Records with drawing code:

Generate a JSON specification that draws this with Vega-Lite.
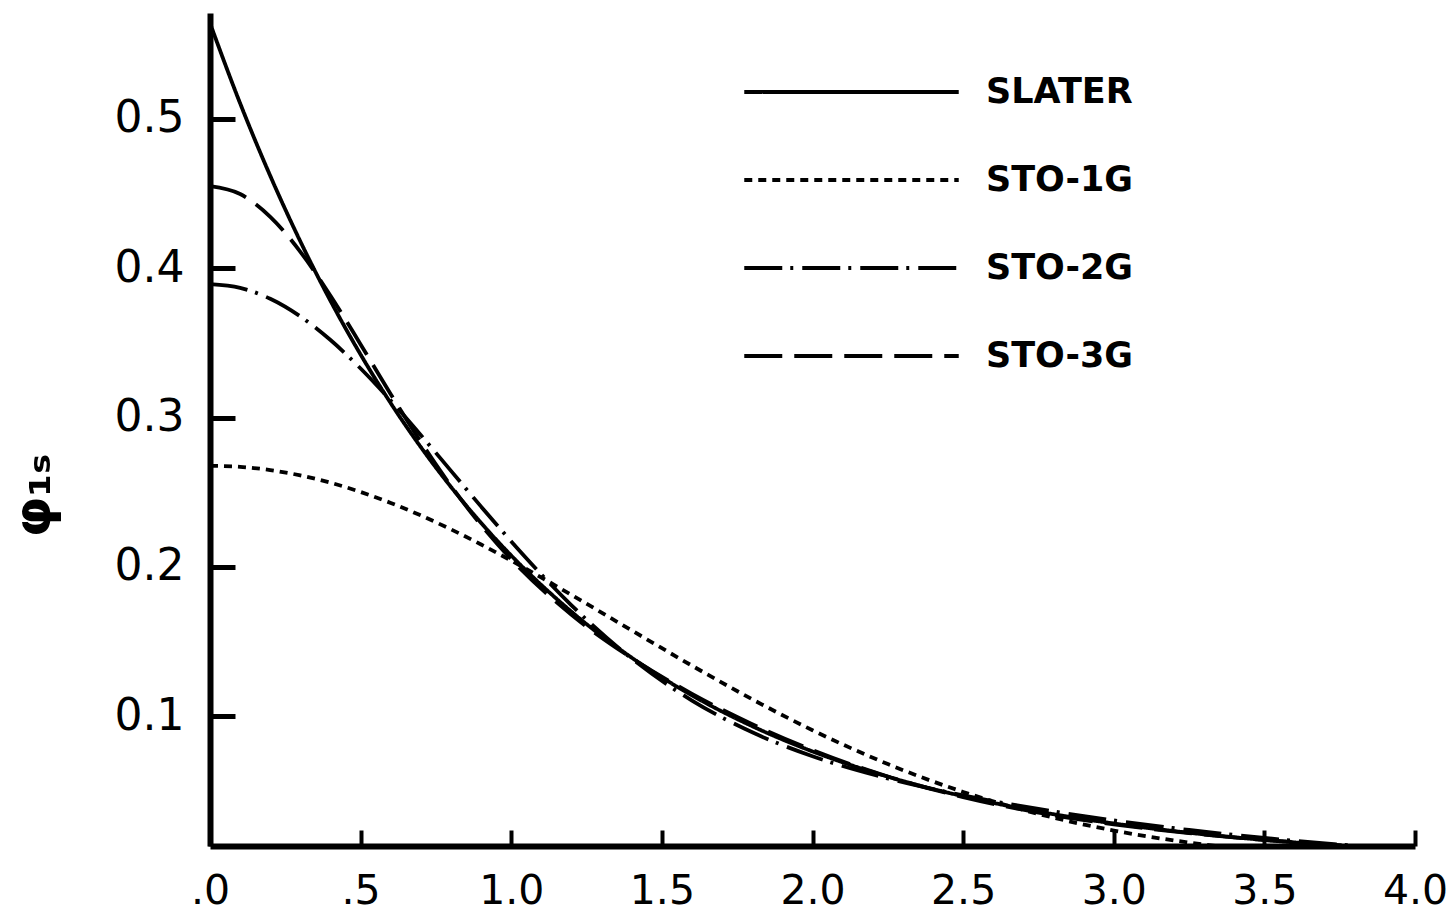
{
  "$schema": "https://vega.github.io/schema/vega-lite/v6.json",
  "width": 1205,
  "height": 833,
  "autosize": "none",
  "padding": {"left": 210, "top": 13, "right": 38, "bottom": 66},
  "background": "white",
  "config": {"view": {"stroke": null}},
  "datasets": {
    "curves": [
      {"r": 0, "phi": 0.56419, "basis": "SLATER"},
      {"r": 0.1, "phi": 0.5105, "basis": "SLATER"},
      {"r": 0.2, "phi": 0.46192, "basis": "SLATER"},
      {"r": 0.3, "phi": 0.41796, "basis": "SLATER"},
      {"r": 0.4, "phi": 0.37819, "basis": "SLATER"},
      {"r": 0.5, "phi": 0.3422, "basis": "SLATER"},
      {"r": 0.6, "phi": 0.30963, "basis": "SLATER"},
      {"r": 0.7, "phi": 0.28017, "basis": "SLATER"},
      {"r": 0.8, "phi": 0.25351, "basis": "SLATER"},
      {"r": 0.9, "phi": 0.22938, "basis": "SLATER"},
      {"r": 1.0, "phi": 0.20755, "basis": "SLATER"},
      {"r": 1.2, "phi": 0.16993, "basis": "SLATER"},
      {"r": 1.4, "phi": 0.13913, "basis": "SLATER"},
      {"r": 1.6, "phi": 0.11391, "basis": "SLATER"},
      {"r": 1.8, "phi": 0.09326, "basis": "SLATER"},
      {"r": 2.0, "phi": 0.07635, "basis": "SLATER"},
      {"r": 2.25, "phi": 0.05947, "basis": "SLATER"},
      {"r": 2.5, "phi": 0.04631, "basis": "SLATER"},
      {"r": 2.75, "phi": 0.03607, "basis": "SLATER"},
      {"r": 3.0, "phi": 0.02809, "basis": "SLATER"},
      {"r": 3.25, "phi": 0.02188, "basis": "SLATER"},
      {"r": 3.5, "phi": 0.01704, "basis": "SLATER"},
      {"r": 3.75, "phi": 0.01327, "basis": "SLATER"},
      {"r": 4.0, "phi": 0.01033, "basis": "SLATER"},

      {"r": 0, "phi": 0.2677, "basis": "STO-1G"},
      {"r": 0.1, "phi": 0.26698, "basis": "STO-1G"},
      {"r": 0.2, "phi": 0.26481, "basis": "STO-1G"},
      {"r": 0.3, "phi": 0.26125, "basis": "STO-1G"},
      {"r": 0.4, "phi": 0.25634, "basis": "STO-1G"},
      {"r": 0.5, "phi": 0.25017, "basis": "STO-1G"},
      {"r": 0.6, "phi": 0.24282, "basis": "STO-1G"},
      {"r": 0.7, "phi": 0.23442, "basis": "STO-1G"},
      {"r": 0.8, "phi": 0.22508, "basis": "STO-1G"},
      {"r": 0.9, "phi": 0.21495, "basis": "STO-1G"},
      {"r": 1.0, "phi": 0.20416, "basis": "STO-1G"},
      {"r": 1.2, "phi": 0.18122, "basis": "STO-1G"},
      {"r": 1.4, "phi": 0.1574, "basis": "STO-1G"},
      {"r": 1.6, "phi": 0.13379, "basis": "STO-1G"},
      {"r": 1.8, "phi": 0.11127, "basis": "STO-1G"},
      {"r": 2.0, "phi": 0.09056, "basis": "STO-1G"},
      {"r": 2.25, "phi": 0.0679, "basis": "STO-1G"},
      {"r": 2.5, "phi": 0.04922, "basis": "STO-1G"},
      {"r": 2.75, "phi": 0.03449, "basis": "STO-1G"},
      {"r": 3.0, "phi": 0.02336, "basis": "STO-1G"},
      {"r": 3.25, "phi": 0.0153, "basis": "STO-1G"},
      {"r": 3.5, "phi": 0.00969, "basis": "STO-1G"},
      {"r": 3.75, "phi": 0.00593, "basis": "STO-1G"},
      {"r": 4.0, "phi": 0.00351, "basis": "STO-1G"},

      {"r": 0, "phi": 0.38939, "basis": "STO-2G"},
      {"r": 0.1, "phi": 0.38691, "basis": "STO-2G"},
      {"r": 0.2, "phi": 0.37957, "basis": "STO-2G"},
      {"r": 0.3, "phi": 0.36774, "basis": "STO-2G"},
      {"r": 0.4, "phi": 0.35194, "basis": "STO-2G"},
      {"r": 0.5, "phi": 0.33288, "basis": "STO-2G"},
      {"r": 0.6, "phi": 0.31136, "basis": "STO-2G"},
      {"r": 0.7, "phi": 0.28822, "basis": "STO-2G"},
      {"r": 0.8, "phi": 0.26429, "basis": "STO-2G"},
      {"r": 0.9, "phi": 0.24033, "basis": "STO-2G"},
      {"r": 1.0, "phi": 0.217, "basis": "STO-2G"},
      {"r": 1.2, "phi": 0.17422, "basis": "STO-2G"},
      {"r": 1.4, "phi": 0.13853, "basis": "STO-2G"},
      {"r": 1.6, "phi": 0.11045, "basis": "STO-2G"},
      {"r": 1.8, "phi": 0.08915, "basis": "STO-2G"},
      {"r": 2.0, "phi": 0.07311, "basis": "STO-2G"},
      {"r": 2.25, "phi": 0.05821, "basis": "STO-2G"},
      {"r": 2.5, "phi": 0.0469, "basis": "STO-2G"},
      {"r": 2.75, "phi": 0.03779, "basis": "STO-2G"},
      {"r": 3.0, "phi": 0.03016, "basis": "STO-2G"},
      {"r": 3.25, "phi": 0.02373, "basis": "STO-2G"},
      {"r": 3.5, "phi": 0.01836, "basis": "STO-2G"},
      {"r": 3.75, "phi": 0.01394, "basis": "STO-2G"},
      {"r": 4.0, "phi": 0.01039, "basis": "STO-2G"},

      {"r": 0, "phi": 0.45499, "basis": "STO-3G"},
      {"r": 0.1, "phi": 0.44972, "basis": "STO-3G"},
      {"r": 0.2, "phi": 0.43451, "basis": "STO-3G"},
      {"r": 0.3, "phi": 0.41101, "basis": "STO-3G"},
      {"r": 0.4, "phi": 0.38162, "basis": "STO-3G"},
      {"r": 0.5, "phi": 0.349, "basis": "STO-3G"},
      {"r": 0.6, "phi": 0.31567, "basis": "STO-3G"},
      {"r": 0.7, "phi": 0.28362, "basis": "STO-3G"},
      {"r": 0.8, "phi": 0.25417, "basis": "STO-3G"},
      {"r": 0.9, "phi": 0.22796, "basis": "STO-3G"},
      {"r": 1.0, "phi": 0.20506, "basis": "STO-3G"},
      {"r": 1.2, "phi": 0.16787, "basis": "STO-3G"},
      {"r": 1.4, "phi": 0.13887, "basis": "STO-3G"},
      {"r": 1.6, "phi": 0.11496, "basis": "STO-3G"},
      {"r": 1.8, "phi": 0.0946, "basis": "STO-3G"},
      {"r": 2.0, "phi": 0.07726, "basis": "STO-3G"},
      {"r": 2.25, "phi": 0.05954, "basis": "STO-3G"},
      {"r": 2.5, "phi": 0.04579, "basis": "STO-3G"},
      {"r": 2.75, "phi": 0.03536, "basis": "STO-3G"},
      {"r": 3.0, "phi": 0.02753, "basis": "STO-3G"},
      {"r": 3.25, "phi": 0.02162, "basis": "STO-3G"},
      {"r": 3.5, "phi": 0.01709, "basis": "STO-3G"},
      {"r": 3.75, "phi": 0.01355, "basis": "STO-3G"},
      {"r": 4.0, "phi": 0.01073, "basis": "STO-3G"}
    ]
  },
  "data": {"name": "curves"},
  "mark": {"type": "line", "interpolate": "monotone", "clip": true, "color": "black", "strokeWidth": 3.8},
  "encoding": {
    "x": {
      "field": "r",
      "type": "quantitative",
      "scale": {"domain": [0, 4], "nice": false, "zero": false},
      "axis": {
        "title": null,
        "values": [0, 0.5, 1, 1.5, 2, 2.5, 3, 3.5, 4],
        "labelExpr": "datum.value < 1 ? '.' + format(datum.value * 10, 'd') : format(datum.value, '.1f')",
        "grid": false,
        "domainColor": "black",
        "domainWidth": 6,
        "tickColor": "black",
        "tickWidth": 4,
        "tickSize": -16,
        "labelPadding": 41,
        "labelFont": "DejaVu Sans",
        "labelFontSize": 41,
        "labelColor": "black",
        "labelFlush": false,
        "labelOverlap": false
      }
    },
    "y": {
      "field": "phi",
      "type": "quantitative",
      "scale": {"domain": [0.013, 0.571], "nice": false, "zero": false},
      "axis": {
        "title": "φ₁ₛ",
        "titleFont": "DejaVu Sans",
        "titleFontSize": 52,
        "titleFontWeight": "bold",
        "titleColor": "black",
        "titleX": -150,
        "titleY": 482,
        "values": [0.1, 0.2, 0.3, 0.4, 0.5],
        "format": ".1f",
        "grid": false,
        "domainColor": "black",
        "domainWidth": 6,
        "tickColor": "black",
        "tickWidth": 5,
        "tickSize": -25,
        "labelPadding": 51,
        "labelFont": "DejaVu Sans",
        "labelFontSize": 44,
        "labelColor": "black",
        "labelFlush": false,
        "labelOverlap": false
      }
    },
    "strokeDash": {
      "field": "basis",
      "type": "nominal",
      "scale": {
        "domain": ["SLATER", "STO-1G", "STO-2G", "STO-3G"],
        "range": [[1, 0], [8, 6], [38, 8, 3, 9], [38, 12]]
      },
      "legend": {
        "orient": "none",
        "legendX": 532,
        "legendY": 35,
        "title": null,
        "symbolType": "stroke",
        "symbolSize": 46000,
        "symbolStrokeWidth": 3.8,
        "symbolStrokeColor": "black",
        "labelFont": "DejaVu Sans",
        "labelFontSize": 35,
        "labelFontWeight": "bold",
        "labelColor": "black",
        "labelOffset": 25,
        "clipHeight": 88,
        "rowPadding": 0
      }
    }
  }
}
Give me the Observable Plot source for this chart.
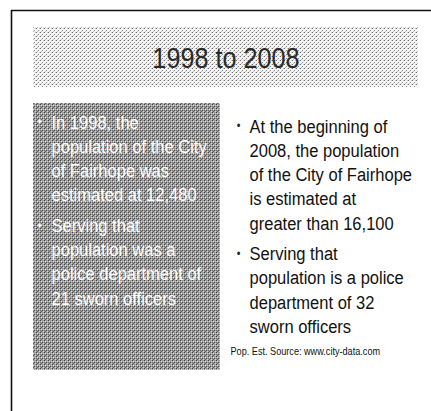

Aim of the exercise: Gather all lines with the string "this" from the data.

Response below:
Generate a JSON specification that draws this with Vega-Lite.
Give me the Observable Plot source for this chart.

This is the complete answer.